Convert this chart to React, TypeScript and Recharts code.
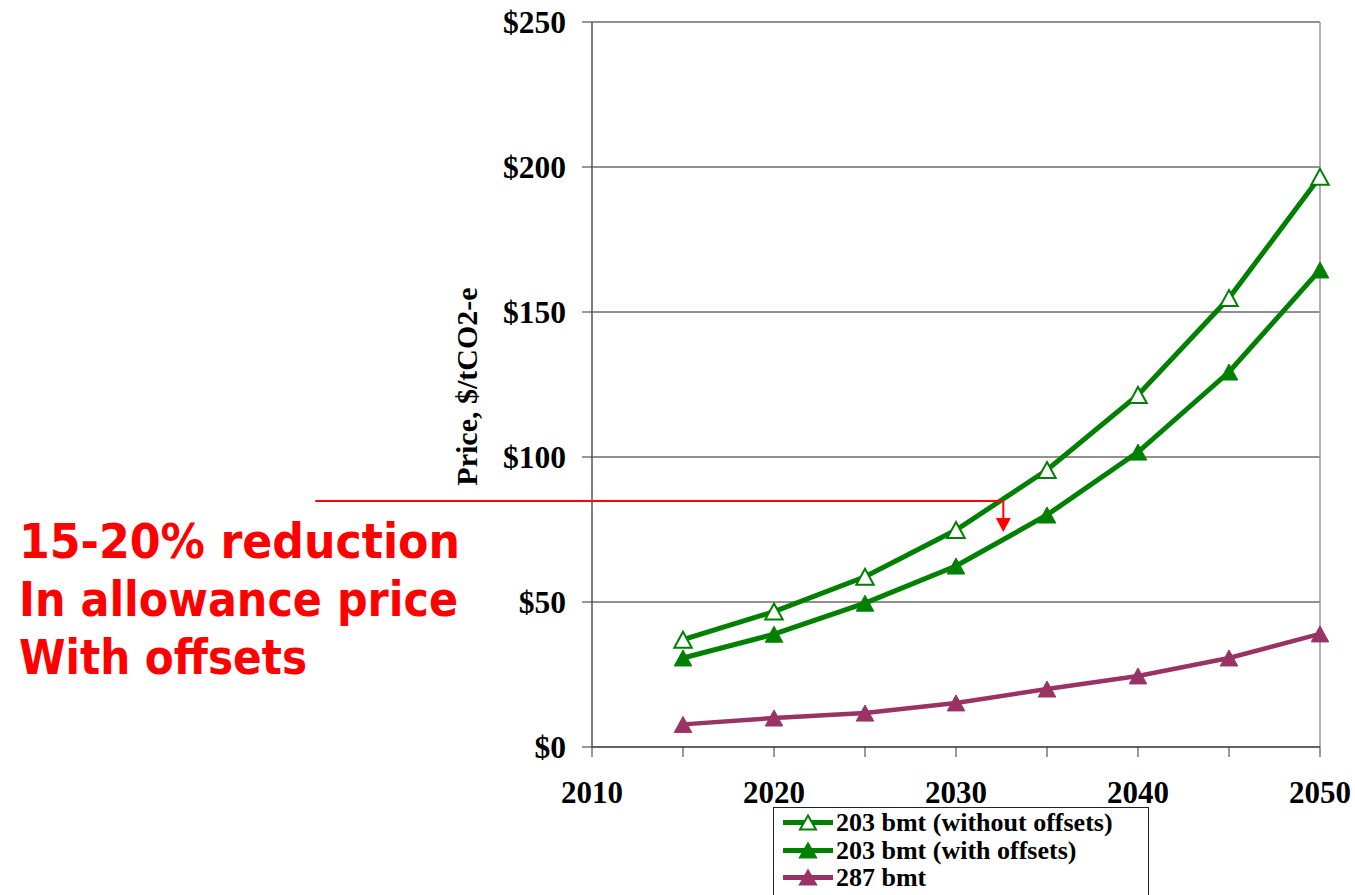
import React from "react";
import {
    LineChart,
    Line,
    XAxis,
    YAxis,
    CartesianGrid,
    ReferenceLine,
    ReferenceDot
} from "recharts";

// allowance price, $/tCO2-e
const years = [2015, 2020, 2025, 2030, 2035, 2040, 2045, 2050];
const withoutOffsets = [37, 46.7, 58.7, 74.8, 95.5, 121.4, 154.8, 196.6];
const withOffsets = [30.7, 38.9, 49.6, 62.4, 80, 101.7, 129.3, 164.5];
const bmt287 = [7.8, 10, 11.7, 15.2, 20, 24.5, 30.7, 39];

const seriesNames = ["203 bmt (without offsets)", "203 bmt (with offsets)", "287 bmt"];
const yTicks = [0, 50, 100, 150, 200, 250];
const xTicks = [2010, 2015, 2020, 2025, 2030, 2035, 2040, 2045, 2050];
const xLabelYears = [2010, 2020, 2030, 2040, 2050];
const noteLines = ["15-20% reduction", "In allowance price", "With offsets"];

// red callout: horizontal leader and down arrow
const noteStartYear = 1994.8;
const noteYear = 2032.6;
const notePrice = 84.8;
const noteArrowTip = 74.1;
const noteArrowTop = 78.9;

const GREEN = "#008000";
const PLUM = "#993366";
const SERIF = "'Liberation Serif', 'Times New Roman', serif";

const data = years.map((year, i) => ({
    year,
    without: withoutOffsets[i],
    withOff: withOffsets[i],
    low: bmt287[i]
}));

function trianglePath(cx: number, cy: number, w: number, h: number) {
    return `M${cx},${cy - h / 2} L${cx + w / 2},${cy + h / 2} L${cx - w / 2},${cy + h / 2} Z`;
}

const triangleDot = (fill: string, stroke: string, sw: number) => (props: any) => {
    const { cx, cy, index } = props;
    if (cx == null || cy == null) return <g key={`n-${index}`} />;
    return (
        <path
            key={`t-${index}`}
            d={trianglePath(cx, cy, 17.5, 16)}
            fill={fill}
            stroke={stroke}
            strokeWidth={sw}
        />
    );
};

const ArrowHead = (props: any) => {
    const { cx, cy } = props;
    return <path d={`M${cx - 7.5},${cy - 14} L${cx + 7.5},${cy - 14} L${cx},${cy} Z`} fill="red" />;
};

const YTitle = (props: any) => {
    const { viewBox } = props;
    const x = viewBox.x - 15;
    const y = viewBox.y + viewBox.height / 2 + 2;
    return (
        <text
            x={x}
            y={y}
            transform={`rotate(-90, ${x}, ${y})`}
            textAnchor="middle"
            fontFamily={SERIF}
            fontWeight="bold"
            fontSize={30}
            fill="#000"
        >
            Price, $/tCO2-e
        </text>
    );
};

const legendItems = [
    { name: seriesNames[0], color: GREEN, fill: "#fff" },
    { name: seriesNames[1], color: GREEN, fill: GREEN },
    { name: seriesNames[2], color: PLUM, fill: PLUM }
];

function ChartLegend() {
    return (
        <div
            style={{
                position: "absolute",
                left: 773,
                top: 807,
                width: 374,
                height: 120,
                border: "1px solid #222",
                background: "#fff",
                paddingTop: 1
            }}
        >
            {legendItems.map((item) => (
                <div key={item.name} style={{ display: "flex", alignItems: "center", height: 27.5 }}>
                    <svg width={62} height={27} style={{ flex: "none" }}>
                        <line x1={9} y1={13.5} x2={59} y2={13.5} stroke={item.color} strokeWidth={5} />
                        <path
                            d={trianglePath(34, 13.5, 16, 14)}
                            fill={item.fill}
                            stroke={item.color}
                            strokeWidth={2}
                        />
                    </svg>
                    <span
                        style={{
                            fontFamily: SERIF,
                            fontWeight: "bold",
                            fontSize: 26,
                            lineHeight: "27px",
                            color: "#000",
                            whiteSpace: "nowrap"
                        }}
                    >
                        {item.name}
                    </span>
                </div>
            ))}
        </div>
    );
}

export default function App() {
    const tickStyle = { fill: "#000", fontFamily: SERIF, fontWeight: "bold" as const };
    return (
        <div
            style={{
                position: "absolute",
                left: 0,
                top: 0,
                width: 1355,
                height: 895,
                overflow: "hidden",
                background: "#fff"
            }}
        >
            <svg width={620} height={700} style={{ position: "absolute", left: 0, top: 0 }}>
                {noteLines.map((line, i) => (
                    <text
                        key={line}
                        x={19}
                        y={558 + i * 58}
                        fontFamily="'DejaVu Sans', Verdana, sans-serif"
                        fontWeight="bold"
                        fontSize={48}
                        fill="#ff0000"
                        textLength={[441, 439, 288][i]}
                        lengthAdjust="spacingAndGlyphs"
                    >
                        {line}
                    </text>
                ))}
            </svg>
            <div style={{ position: "absolute", left: 0, top: 0 }}>
                <LineChart
                    width={1355}
                    height={895}
                    data={data}
                    margin={{ top: 22, right: 35, bottom: 88, left: 492 }}
                >
                    <CartesianGrid horizontal vertical={false} stroke="#222" strokeWidth={1} />
                    <XAxis
                        dataKey="year"
                        type="number"
                        domain={[2010, 2050]}
                        ticks={xTicks}
                        interval={0}
                        height={60}
                        tickFormatter={(v: number) => (xLabelYears.includes(v) ? String(v) : "")}
                        tick={{ ...tickStyle, fontSize: 31 }}
                        tickSize={10}
                        tickMargin={24}
                        axisLine={{ stroke: "#555", strokeWidth: 1.5 }}
                        tickLine={{ stroke: "#333" }}
                    />
                    <YAxis
                        type="number"
                        domain={[0, 250]}
                        ticks={yTicks}
                        interval={0}
                        width={100}
                        tickFormatter={(v: number) => `$${v}`}
                        tick={{ ...tickStyle, fontSize: 31.5 }}
                        tickSize={10}
                        tickMargin={16}
                        axisLine={{ stroke: "#555", strokeWidth: 1.5 }}
                        tickLine={{ stroke: "#333" }}
                        label={{ content: YTitle }}
                    />
                    <ReferenceLine x={2050} stroke="#999" strokeWidth={1.5} />
                    <Line
                        type="linear"
                        dataKey="without"
                        name={seriesNames[0]}
                        stroke={GREEN}
                        strokeWidth={5}
                        dot={triangleDot("#fff", GREEN, 2)}
                        activeDot={false}
                        isAnimationActive={false}
                    />
                    <Line
                        type="linear"
                        dataKey="withOff"
                        name={seriesNames[1]}
                        stroke={GREEN}
                        strokeWidth={5}
                        dot={triangleDot(GREEN, GREEN, 1)}
                        activeDot={false}
                        isAnimationActive={false}
                    />
                    <Line
                        type="linear"
                        dataKey="low"
                        name={seriesNames[2]}
                        stroke={PLUM}
                        strokeWidth={4.5}
                        dot={triangleDot(PLUM, PLUM, 1)}
                        activeDot={false}
                        isAnimationActive={false}
                    />
                    <ReferenceLine
                        segment={[
                            { x: noteStartYear, y: notePrice },
                            { x: noteYear, y: notePrice }
                        ]}
                        stroke="#ff0000"
                        strokeWidth={2}
                        ifOverflow="visible"
                    />
                    <ReferenceLine
                        segment={[
                            { x: noteYear, y: notePrice },
                            { x: noteYear, y: noteArrowTop }
                        ]}
                        stroke="#ff0000"
                        strokeWidth={2}
                        ifOverflow="visible"
                    />
                    <ReferenceDot
                        x={noteYear}
                        y={noteArrowTip}
                        ifOverflow="visible"
                        shape={ArrowHead}
                    />
                </LineChart>
            </div>
            <ChartLegend />
        </div>
    );
}
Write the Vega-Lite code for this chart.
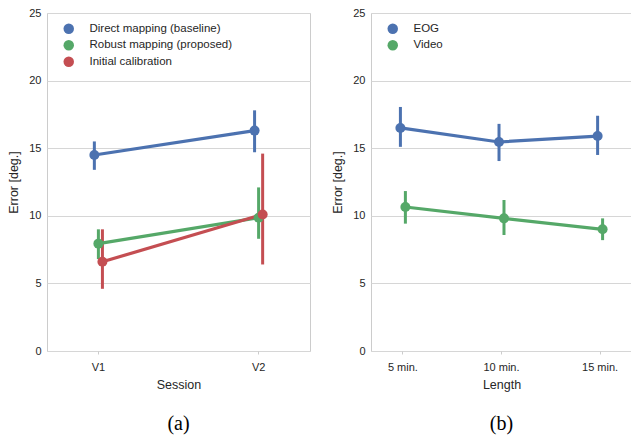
{
  "$schema": "https://vega.github.io/schema/vega-lite/v6.json",
  "padding": {"left": 7, "top": 6, "right": 0, "bottom": 3},
  "background": "white",
  "spacing": 20,
  "config": {
    "view": {"stroke": "#cccccc", "strokeWidth": 1},
    "font": "Liberation Sans",
    "axis": {"labelFont": "Liberation Sans", "labelFontSize": 11, "labelColor": "#262626", "titleFont": "Liberation Sans", "titleFontSize": 12.5, "titleFontWeight": "normal", "titleColor": "#262626", "domainColor": "#cccccc", "gridColor": "#d6d6d6", "tickColor": "#cccccc"},
    "axisY": {"grid": true, "ticks": false, "domain": false, "labelPadding": 6, "titlePadding": 8},
    "axisX": {"grid": false, "ticks": true, "tickSize": 3, "domain": false, "labelPadding": 7, "labelAngle": 0, "titlePadding": 6},
    "legend": {"labelFont": "Liberation Sans", "labelFontSize": 11.5, "labelColor": "#262626"},
    "title": {"font": "Liberation Serif", "fontSize": 20, "fontWeight": "normal", "color": "#000000"}
  },
  "resolve": {"scale": {"color": "independent", "x": "independent", "xOffset": "independent"}, "legend": {"color": "independent"}},
  "hconcat": [
    {
      "width": 263,
      "height": 338,
      "title": {"text": "(a)", "orient": "bottom", "offset": 23},
      "data": {"values": [
        {"Session": "V1", "Method": "Direct mapping (baseline)", "mean": 14.5, "lo": 13.4, "hi": 15.5},
        {"Session": "V2", "Method": "Direct mapping (baseline)", "mean": 16.3, "lo": 14.7, "hi": 17.8},
        {"Session": "V1", "Method": "Robust mapping (proposed)", "mean": 7.94, "lo": 6.8, "hi": 9.0},
        {"Session": "V2", "Method": "Robust mapping (proposed)", "mean": 9.86, "lo": 8.3, "hi": 12.1},
        {"Session": "V1", "Method": "Initial calibration", "mean": 6.6, "lo": 4.6, "hi": 9.0},
        {"Session": "V2", "Method": "Initial calibration", "mean": 10.1, "lo": 6.4, "hi": 14.6}
      ]},
      "encoding": {
        "x": {"field": "Session", "type": "nominal", "title": "Session", "scale": {"type": "band", "paddingInner": 0.9245, "paddingOuter": 0.283}},
        "xOffset": {"field": "Method", "type": "nominal", "scale": {"domain": ["Direct mapping (baseline)", "Robust mapping (proposed)", "Initial calibration"], "paddingInner": 0, "paddingOuter": 0}},
        "color": {"field": "Method", "type": "nominal", "scale": {"domain": ["Direct mapping (baseline)", "Robust mapping (proposed)", "Initial calibration"], "range": ["#4c72b0", "#55a868", "#c44e52"]},
          "legend": {"title": null, "orient": "none", "legendX": 16, "legendY": 10, "symbolType": "circle", "symbolSize": 110, "symbolStrokeWidth": 0, "symbolOpacity": 1, "rowPadding": 3.5, "labelOffset": 15, "padding": 0, "labelFont": "Liberation Sans"}}
      },
      "layer": [
        {"mark": {"type": "rule", "strokeWidth": 3}, "encoding": {"y": {"field": "lo", "type": "quantitative", "title": "Error [deg.]", "scale": {"domain": [0, 25], "nice": false}, "axis": {"values": [0, 5, 10, 15, 20, 25]}}, "y2": {"field": "hi"}}},
        {"mark": {"type": "line", "strokeWidth": 3.2}, "encoding": {"y": {"field": "mean", "type": "quantitative", "title": "Error [deg.]", "scale": {"domain": [0, 25], "nice": false}}}},
        {"mark": {"type": "point", "filled": true, "size": 100, "opacity": 1}, "encoding": {"y": {"field": "mean", "type": "quantitative", "title": "Error [deg.]", "scale": {"domain": [0, 25], "nice": false}}}}
      ]
    },
    {
      "width": 261,
      "height": 338,
      "title": {"text": "(b)", "orient": "bottom", "offset": 23},
      "data": {"values": [
        {"Length": "5 min.", "Signal": "EOG", "mean": 16.5, "lo": 15.1, "hi": 18.05},
        {"Length": "10 min.", "Signal": "EOG", "mean": 15.46, "lo": 14.05, "hi": 16.8},
        {"Length": "15 min.", "Signal": "EOG", "mean": 15.9, "lo": 14.5, "hi": 17.4},
        {"Length": "5 min.", "Signal": "Video", "mean": 10.65, "lo": 9.42, "hi": 11.83},
        {"Length": "10 min.", "Signal": "Video", "mean": 9.81, "lo": 8.58, "hi": 11.17},
        {"Length": "15 min.", "Signal": "Video", "mean": 9.0, "lo": 8.2, "hi": 9.81}
      ]},
      "encoding": {
        "x": {"field": "Length", "type": "nominal", "title": "Length", "sort": ["5 min.", "10 min.", "15 min."], "scale": {"type": "band", "paddingInner": 0.899, "paddingOuter": 0.273}},
        "xOffset": {"field": "Signal", "type": "nominal", "scale": {"domain": ["EOG", "Video"], "paddingInner": 0, "paddingOuter": 0}},
        "color": {"field": "Signal", "type": "nominal", "scale": {"domain": ["EOG", "Video"], "range": ["#4c72b0", "#55a868"]},
          "legend": {"title": null, "orient": "none", "legendX": 16, "legendY": 10, "symbolType": "circle", "symbolSize": 110, "symbolStrokeWidth": 0, "symbolOpacity": 1, "rowPadding": 3.5, "labelOffset": 15, "padding": 0, "labelFont": "Liberation Sans"}}
      },
      "layer": [
        {"mark": {"type": "rule", "strokeWidth": 3}, "encoding": {"y": {"field": "lo", "type": "quantitative", "title": "Error [deg.]", "scale": {"domain": [0, 25], "nice": false}, "axis": {"values": [0, 5, 10, 15, 20, 25]}}, "y2": {"field": "hi"}}},
        {"mark": {"type": "line", "strokeWidth": 3.2}, "encoding": {"y": {"field": "mean", "type": "quantitative", "title": "Error [deg.]", "scale": {"domain": [0, 25], "nice": false}}}},
        {"mark": {"type": "point", "filled": true, "size": 100, "opacity": 1}, "encoding": {"y": {"field": "mean", "type": "quantitative", "title": "Error [deg.]", "scale": {"domain": [0, 25], "nice": false}}}}
      ]
    }
  ]
}
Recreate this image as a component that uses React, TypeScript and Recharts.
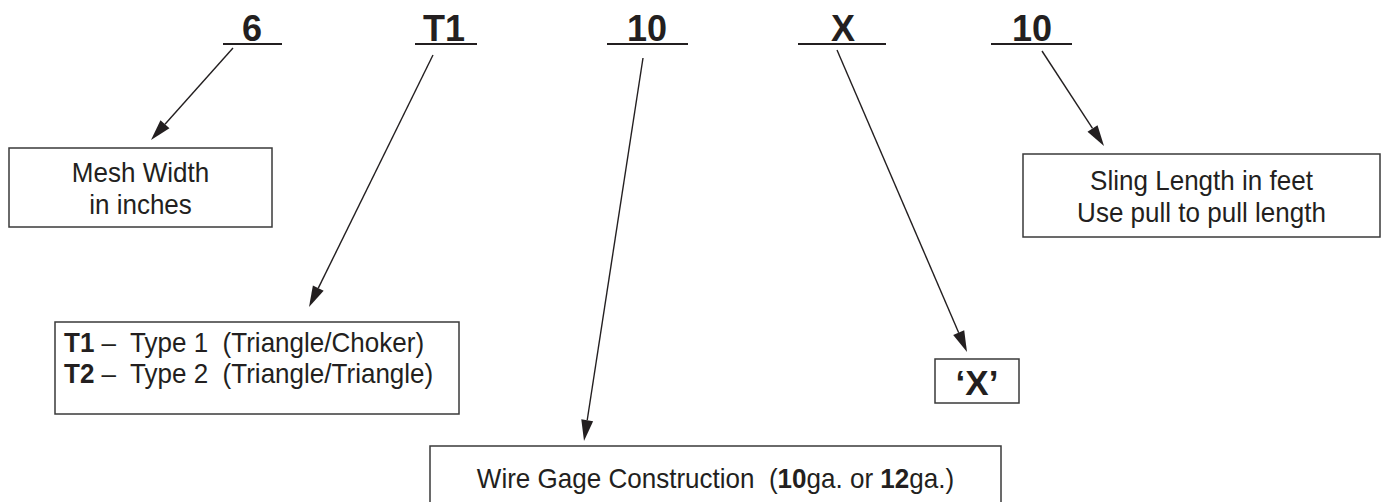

• _Aim of the exercise_
Write out an exact copy of the listing, first line through the line containing "const noteArrowTop = 78.9;", with the pictures left out.

• _Reply_
Convert this chart to React, TypeScript and Recharts code.
import React from "react";
import {
    LineChart,
    Line,
    XAxis,
    YAxis,
    CartesianGrid,
    ReferenceLine,
    ReferenceDot
} from "recharts";

// allowance price, $/tCO2-e
const years = [2015, 2020, 2025, 2030, 2035, 2040, 2045, 2050];
const withoutOffsets = [37, 46.7, 58.7, 74.8, 95.5, 121.4, 154.8, 196.6];
const withOffsets = [30.7, 38.9, 49.6, 62.4, 80, 101.7, 129.3, 164.5];
const bmt287 = [7.8, 10, 11.7, 15.2, 20, 24.5, 30.7, 39];

const seriesNames = ["203 bmt (without offsets)", "203 bmt (with offsets)", "287 bmt"];
const yTicks = [0, 50, 100, 150, 200, 250];
const xTicks = [2010, 2015, 2020, 2025, 2030, 2035, 2040, 2045, 2050];
const xLabelYears = [2010, 2020, 2030, 2040, 2050];
const noteLines = ["15-20% reduction", "In allowance price", "With offsets"];

// red callout: horizontal leader and down arrow
const noteStartYear = 1994.8;
const noteYear = 2032.6;
const notePrice = 84.8;
const noteArrowTip = 74.1;
const noteArrowTop = 78.9;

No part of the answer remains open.